Copy out all lines carrying the word "page".

*** WORKING DATA ***

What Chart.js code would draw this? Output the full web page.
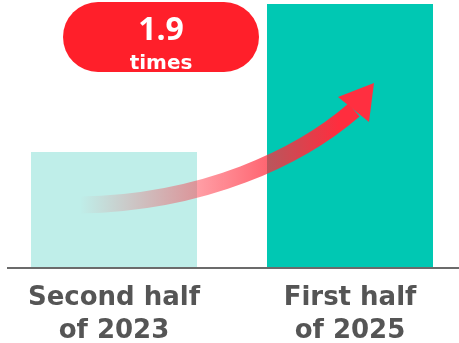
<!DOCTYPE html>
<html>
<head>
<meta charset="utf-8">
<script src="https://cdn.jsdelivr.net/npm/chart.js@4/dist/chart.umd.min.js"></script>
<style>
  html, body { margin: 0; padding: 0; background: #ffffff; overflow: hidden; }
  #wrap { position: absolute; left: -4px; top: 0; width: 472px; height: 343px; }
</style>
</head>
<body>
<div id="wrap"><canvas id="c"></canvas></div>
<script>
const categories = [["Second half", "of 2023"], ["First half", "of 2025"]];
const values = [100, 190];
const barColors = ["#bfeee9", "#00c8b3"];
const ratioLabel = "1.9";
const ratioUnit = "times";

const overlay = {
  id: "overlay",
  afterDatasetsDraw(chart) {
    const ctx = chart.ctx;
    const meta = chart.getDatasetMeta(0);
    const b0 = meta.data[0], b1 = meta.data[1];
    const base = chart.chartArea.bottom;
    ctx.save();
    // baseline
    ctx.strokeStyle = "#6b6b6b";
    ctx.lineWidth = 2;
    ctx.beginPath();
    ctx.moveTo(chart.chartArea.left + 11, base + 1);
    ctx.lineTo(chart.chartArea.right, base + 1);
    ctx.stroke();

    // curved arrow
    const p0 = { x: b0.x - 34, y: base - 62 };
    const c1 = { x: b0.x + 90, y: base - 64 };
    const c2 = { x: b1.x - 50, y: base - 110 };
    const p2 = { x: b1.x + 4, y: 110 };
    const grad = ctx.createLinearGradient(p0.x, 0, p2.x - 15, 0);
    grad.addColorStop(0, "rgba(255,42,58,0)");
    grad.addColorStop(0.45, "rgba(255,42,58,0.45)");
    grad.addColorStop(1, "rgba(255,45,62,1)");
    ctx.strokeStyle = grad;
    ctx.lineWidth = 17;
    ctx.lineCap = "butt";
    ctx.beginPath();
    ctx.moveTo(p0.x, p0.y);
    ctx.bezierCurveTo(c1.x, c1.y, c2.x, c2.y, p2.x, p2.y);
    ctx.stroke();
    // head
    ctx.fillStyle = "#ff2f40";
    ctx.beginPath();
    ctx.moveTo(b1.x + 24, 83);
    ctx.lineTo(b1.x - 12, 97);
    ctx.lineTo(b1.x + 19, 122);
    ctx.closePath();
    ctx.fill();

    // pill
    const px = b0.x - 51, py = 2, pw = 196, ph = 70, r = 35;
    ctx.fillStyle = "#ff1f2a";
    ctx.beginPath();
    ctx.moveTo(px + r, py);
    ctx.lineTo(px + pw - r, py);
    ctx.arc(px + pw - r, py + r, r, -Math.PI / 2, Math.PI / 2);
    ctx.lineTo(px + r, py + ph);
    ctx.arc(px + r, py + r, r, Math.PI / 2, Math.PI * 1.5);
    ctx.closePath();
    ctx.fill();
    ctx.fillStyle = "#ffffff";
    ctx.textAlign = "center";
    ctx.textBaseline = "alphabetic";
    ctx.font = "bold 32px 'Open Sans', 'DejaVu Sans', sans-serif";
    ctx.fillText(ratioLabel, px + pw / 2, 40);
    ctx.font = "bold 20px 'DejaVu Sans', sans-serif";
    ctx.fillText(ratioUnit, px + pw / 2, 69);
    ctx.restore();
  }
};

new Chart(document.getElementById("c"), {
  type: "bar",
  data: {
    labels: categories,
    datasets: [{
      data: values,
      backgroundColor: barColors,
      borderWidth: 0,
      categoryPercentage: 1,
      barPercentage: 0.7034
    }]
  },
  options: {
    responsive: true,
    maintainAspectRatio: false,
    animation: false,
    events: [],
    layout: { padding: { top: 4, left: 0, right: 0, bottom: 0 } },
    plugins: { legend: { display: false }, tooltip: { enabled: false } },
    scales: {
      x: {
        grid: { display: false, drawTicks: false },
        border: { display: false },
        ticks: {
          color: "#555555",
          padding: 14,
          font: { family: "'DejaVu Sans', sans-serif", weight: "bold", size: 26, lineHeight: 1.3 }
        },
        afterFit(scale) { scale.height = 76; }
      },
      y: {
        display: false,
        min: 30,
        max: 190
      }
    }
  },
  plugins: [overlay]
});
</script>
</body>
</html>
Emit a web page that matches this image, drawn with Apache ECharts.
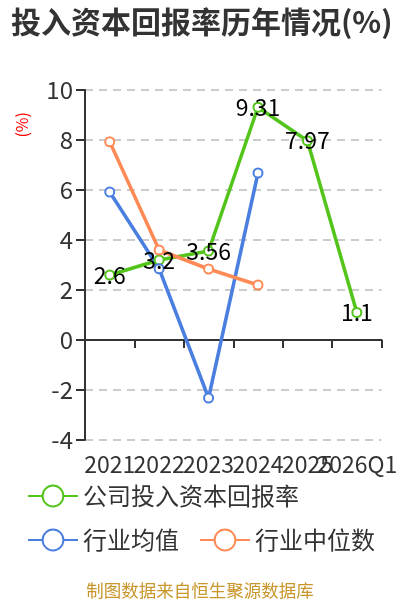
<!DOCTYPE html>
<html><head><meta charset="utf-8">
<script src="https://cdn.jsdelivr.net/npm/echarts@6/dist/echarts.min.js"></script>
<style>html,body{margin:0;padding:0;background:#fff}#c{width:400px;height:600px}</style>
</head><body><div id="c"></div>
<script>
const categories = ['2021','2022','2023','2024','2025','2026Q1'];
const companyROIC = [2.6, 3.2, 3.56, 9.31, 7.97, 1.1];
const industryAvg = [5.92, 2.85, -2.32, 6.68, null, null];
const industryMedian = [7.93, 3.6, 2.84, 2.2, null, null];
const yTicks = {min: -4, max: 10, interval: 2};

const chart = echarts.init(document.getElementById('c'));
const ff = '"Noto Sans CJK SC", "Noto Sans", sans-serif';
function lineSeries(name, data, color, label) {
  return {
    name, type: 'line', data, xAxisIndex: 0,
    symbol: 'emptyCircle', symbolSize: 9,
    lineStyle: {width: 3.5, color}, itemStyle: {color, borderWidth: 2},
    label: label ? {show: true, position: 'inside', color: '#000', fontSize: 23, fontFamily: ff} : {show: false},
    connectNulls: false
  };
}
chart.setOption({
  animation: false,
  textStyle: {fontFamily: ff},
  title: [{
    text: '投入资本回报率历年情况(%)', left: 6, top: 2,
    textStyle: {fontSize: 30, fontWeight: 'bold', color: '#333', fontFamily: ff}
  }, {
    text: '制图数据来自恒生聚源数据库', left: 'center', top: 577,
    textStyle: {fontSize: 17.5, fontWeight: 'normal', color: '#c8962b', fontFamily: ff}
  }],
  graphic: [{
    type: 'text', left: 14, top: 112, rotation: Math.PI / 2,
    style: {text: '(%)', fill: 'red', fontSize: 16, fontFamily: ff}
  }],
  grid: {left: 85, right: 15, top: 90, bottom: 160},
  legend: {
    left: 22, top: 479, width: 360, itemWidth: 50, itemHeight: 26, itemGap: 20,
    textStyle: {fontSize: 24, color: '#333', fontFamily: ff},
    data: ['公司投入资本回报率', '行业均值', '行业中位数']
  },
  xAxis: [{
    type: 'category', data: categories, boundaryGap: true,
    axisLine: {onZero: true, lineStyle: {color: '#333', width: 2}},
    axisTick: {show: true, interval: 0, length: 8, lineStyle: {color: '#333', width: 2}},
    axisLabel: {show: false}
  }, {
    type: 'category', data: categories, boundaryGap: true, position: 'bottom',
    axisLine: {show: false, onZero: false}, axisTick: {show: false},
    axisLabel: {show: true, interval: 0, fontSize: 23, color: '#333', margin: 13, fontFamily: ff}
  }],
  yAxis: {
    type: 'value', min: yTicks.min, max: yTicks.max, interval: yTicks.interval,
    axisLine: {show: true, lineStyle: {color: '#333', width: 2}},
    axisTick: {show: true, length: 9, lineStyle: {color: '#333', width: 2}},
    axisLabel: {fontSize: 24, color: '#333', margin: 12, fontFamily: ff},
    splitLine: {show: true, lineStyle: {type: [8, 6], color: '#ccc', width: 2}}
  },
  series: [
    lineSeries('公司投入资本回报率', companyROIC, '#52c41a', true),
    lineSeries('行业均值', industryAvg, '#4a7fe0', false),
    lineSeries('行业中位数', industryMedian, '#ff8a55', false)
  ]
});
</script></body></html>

***

> OUTPUT OF THE EXERCISE
What Chart.js code would draw this? Output the full web page.
Emit a web page that matches this image, drawn with Apache ECharts.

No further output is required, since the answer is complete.